I hope you have a happy new year. If you follow me on Instagram, you may know from my stories that I struggled with 2017. I was either unhappy or out of touch with myself for most if it.
I was in Seattle as the new year rang in. Under the moon light of the full moon in Cancer, I was walking from the Space Needle to downtown. I felt like I wanted to walk forever. I wished I could just keep moving and wandering. I felt unsettled.
So I began to ask myself why... Why are you so unsettled? Why does it feel so tough for you right now?
The truth was... I wasn't living purposefully. I had forgotten my why in life while I tried to get through the day. And that's why it felt so unbearable to get through the year. I wasn't being intentional in my daily choices. I was beginning to feel like things happened to me, and I was just trying my best to juggle them and get through it all.

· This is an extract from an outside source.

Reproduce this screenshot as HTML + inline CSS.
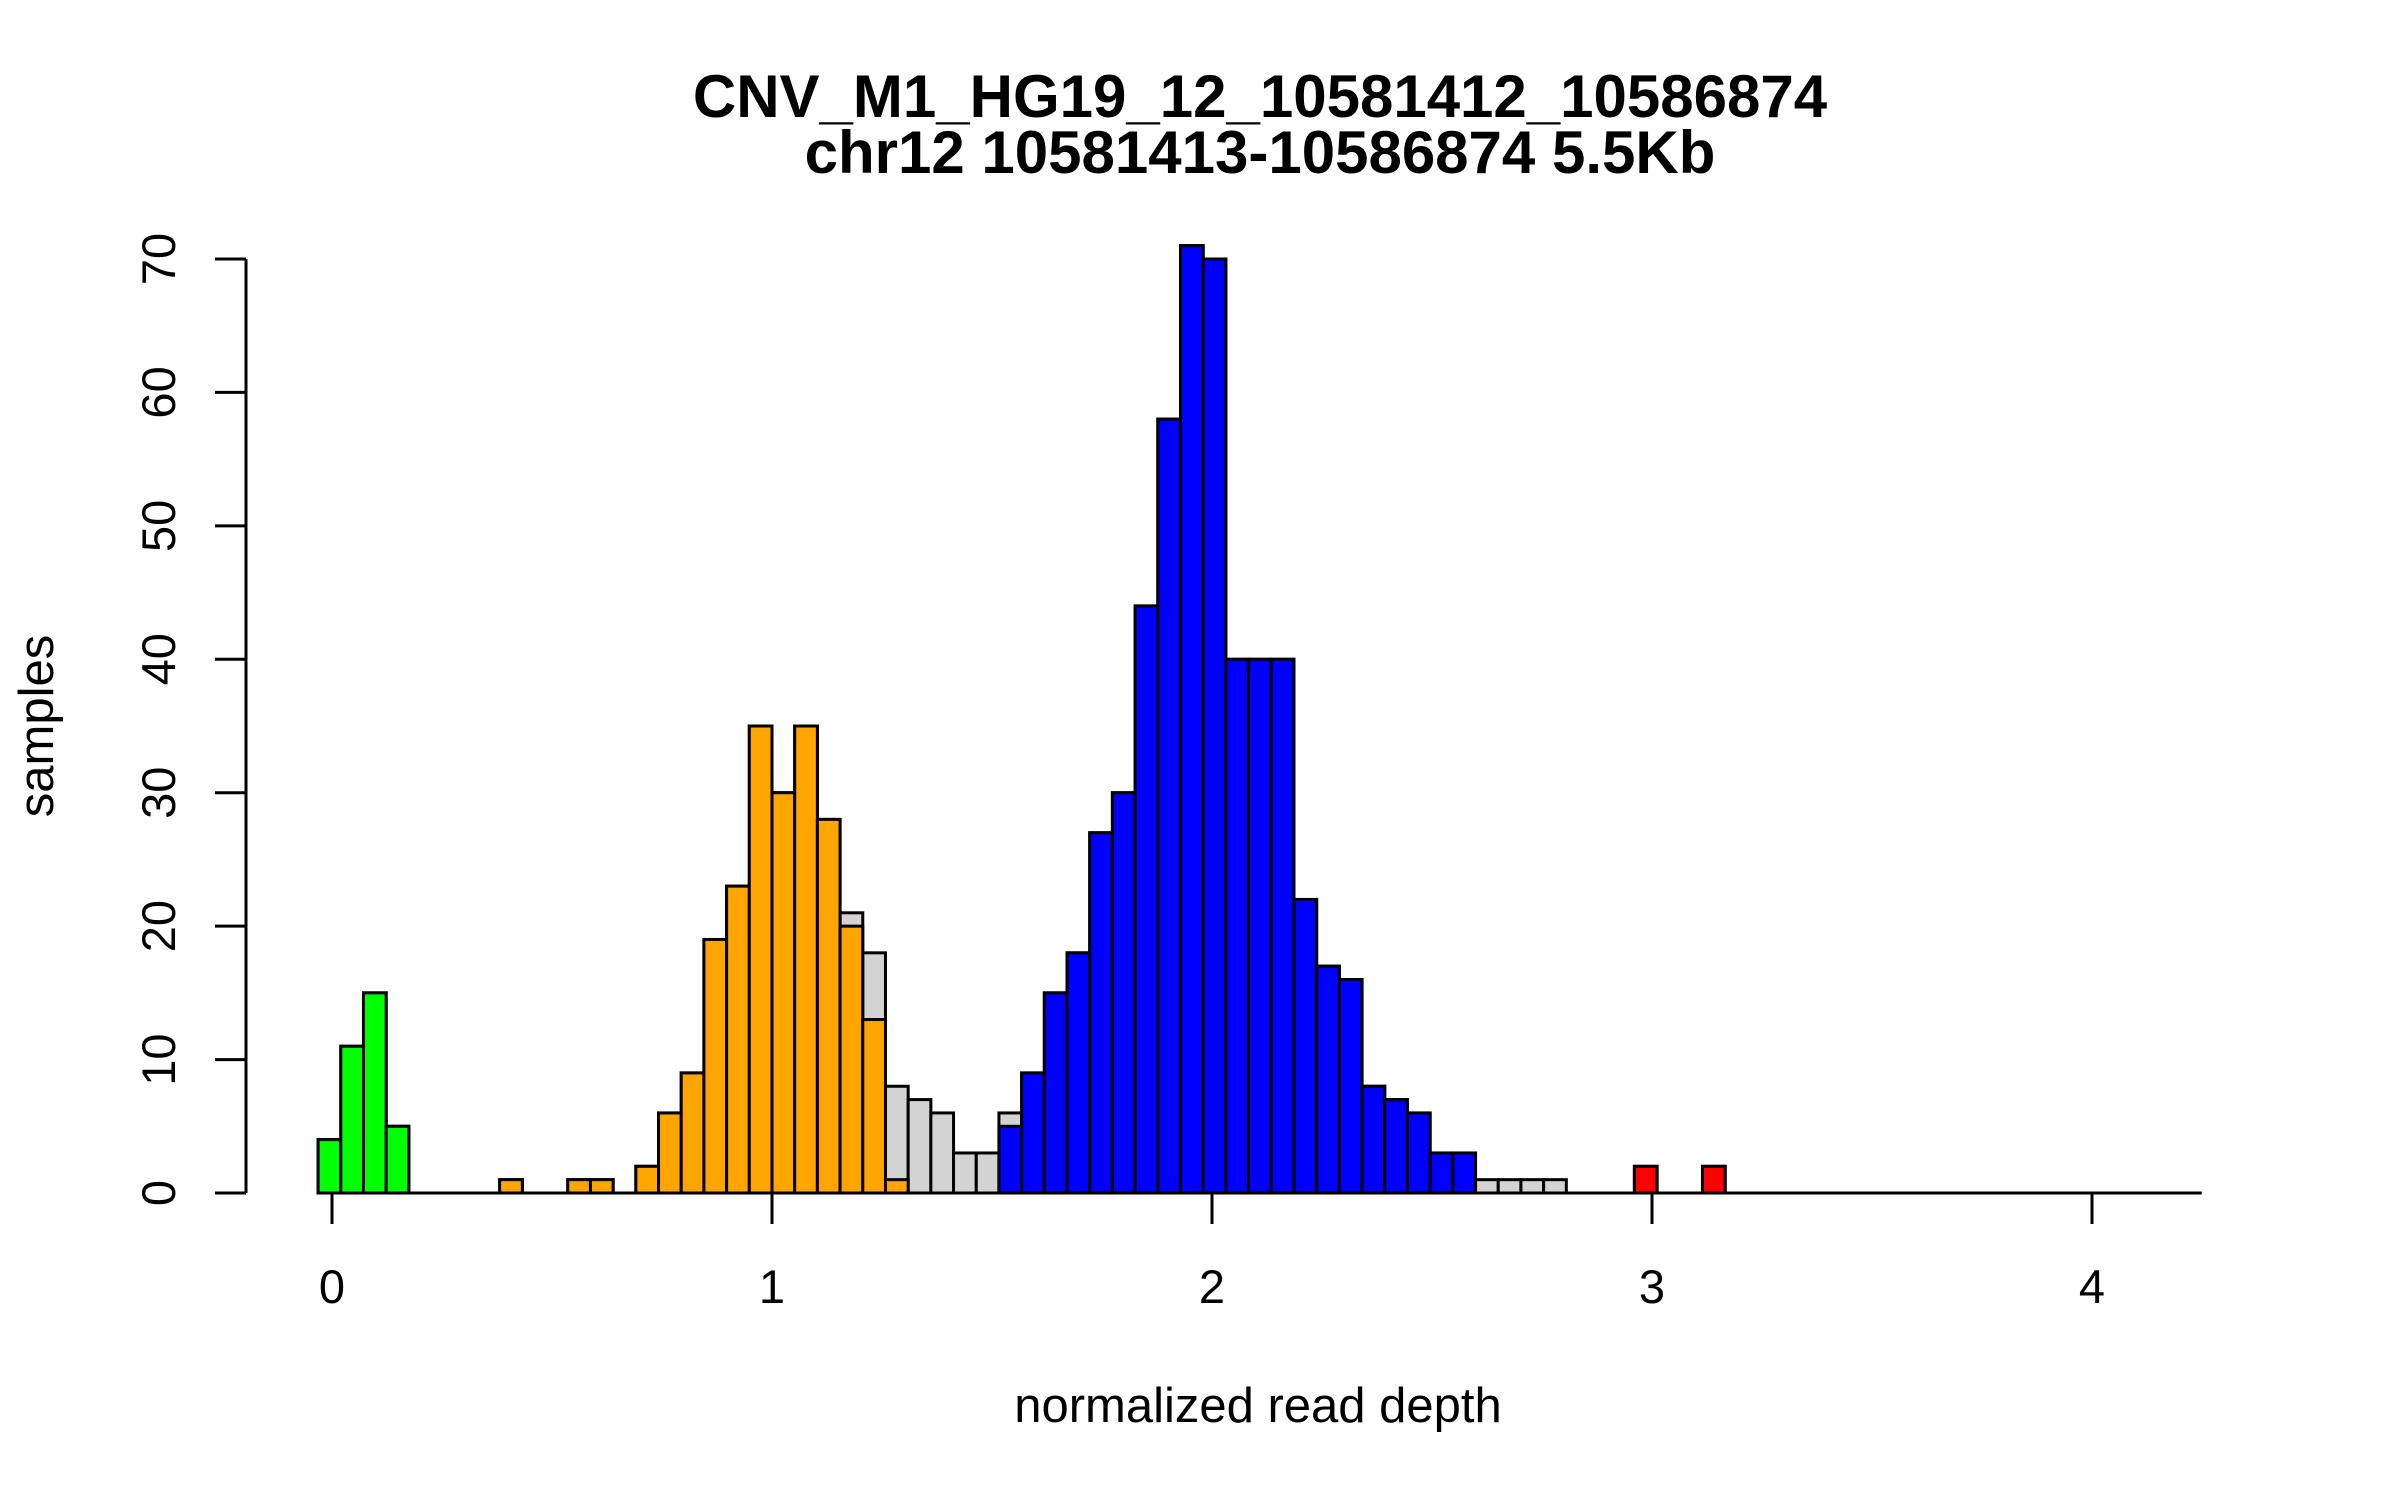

But it doesn't have to be that way.
As I begin the new year, I want to think hard about my whys in life:
Why do I practice yoga and meditation? Why do I care to teach it? Why do I care so much about how it's taught? Why do I want yoga and meditation to be a part of my life?
During this introspective time, I will be sharing with my readers each of the yamas and niyamas - concepts on yoga ethics. It'll be topic of the week for the next 10 weeks. The yamas and niyamas are a great way to reflect on your own ways of thinking and behavior. This week, I will start with an overview of the eight limbs of yoga.
The eight limbs of yoga are described in the Yoga Sūtras of Patañjali, a text from around 400 CE. The eight limbs are a pathway toward liberation. Although the limbs can be interpreted as steps you need to take in order, they can be combined or you can practice them in an order that makes sense to you.
What the Sutras Said
Sutra 2.28: yoganganusthanad ashuddhi-ksaye jnana-diptir aviveka-khyateh
"By practicing the (eight) limbs of yoga - upon the diminishing of impurities, there is a light of knowing, up to (leading to) viveka-khyati-the identification of viveka." (The Yoga Sutras Workbook by Vyaas Houston MA)
Let's talk about viveka for moment, in my yoga sutra workbook it is defined as "distinction between drastr and drysa." This refers to the distinction of being the Seer vs. the Seen, here's a text that dives into that. Simply put, viveka is when you're able to discern between the self and non-self, the real and unreal - it's being able to see clearly.
The sutra suggests that by practicing the eight limbs of yoga, we can remove the things that cloud our vision and have the truth be revealed to us. We can look toward the light, the wisdom of viveka.
Consider Plato's Allegory of the Cave. Prisoners trapped in the cave think that shadows on the wall are all there is to know, but the truth is there is a whole other world outside. When one of them breaks free, they are able to see the sun and know the difference between the cave and the real world... The eight limbs is a practice to go outside the cave.
How to Practice Living Outside the Cave
Yama: ethical restraints, or what I like to call the "don'ts"
- ahimsa: don't harm
- satya: don't lie
- asteya: don't steal
- brahmacharya: don't overindulge
- aparig raha: don't be greedy
Niyama: ethical observances, or what I like to call the "dos"
- saucha: be clean
- santosha: be content
- tapas: be committed
- svadyaya: be self-aware
- ishvara pranidhana: be in the flow with the Universe/God
Pranayama: controlled breathing techniques
Pratyahara: sense withdrawal
Samadhi: spiritual enlightenment, sense of one-ness
We are exposed to asana the most because it's the most visible part of the eight limbs and it's easier to sell. But asana is there to remind us to prepare the body for meditation. The sutras suggests we get into a posture with steadiness and ease so we can do pranayama and so on.